5. Medium-term Assistance to Member Countries in the Following Special Circumstances of Balance of Payments Difficulties:

(a) Serious payments imbalance due to structural mal-adjustments in production, trade and prices,

(b) Slow growth, and

(c) An inherently weak balance of payments position preventing the pursuit of active development policy.

For this type of help-member is required to submit detailed statement of policies and measures for the first and the subsequent twelve months period. Drawings may be made in installments extending up to years subject to performance clauses relating to implementation of key policy measures.
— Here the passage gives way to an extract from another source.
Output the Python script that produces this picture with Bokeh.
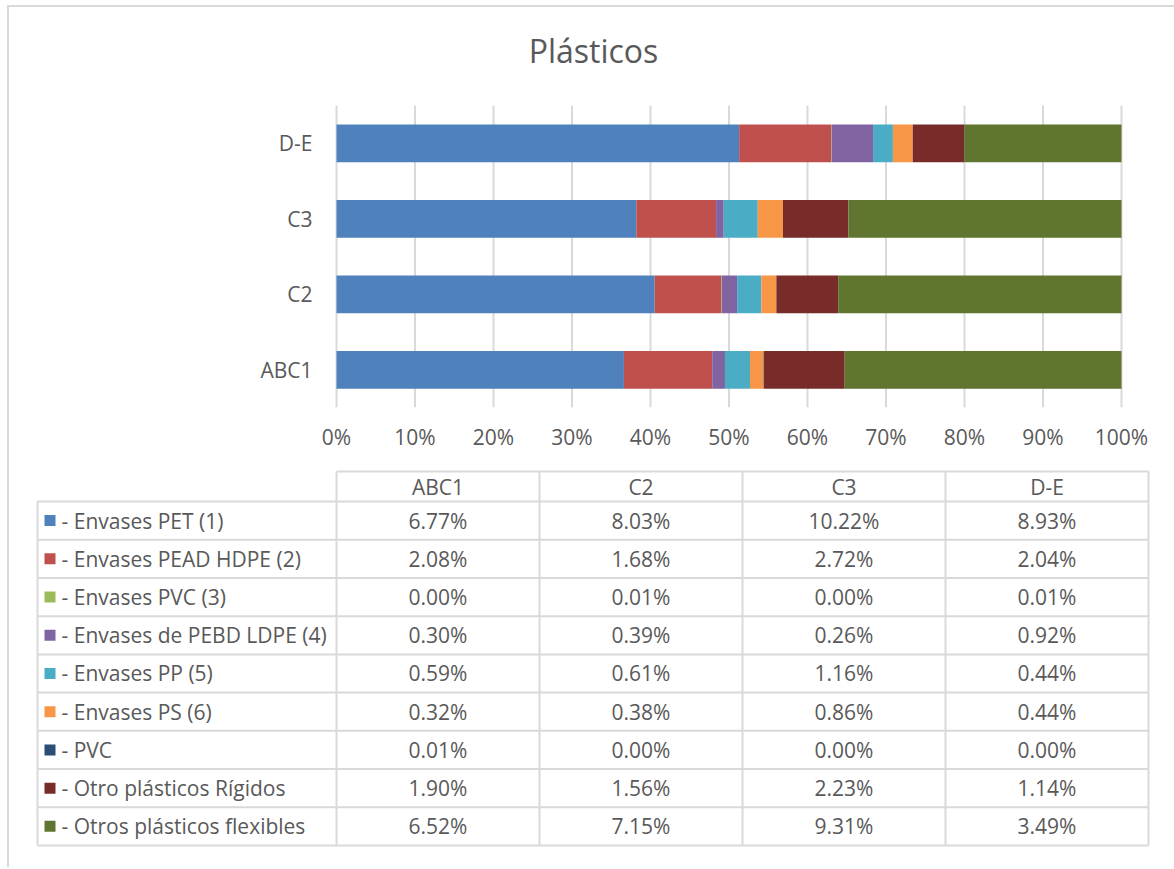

6. Supplementary Financing Facility:

This is intended to enable the fund to expand its financial assistance to these members that may face payments imbalances that are large in proportion to their economies and Quotas in the fund. This assistance is given only subject to the relevant policies of the fund and performance criteria.

7. Oil Facility:

This facility was extended to members facing balance of payment facilities due to rise in oil prices.

8. Enlarged Access Policy:

Under this scheme a member can borrow 150% of Limited Quota per year or 450% over a period of three years to cumulative use of funds resources to 600% of the Quota (excluding drawing under compensatory buffer stock or outstanding facility under oil facilities).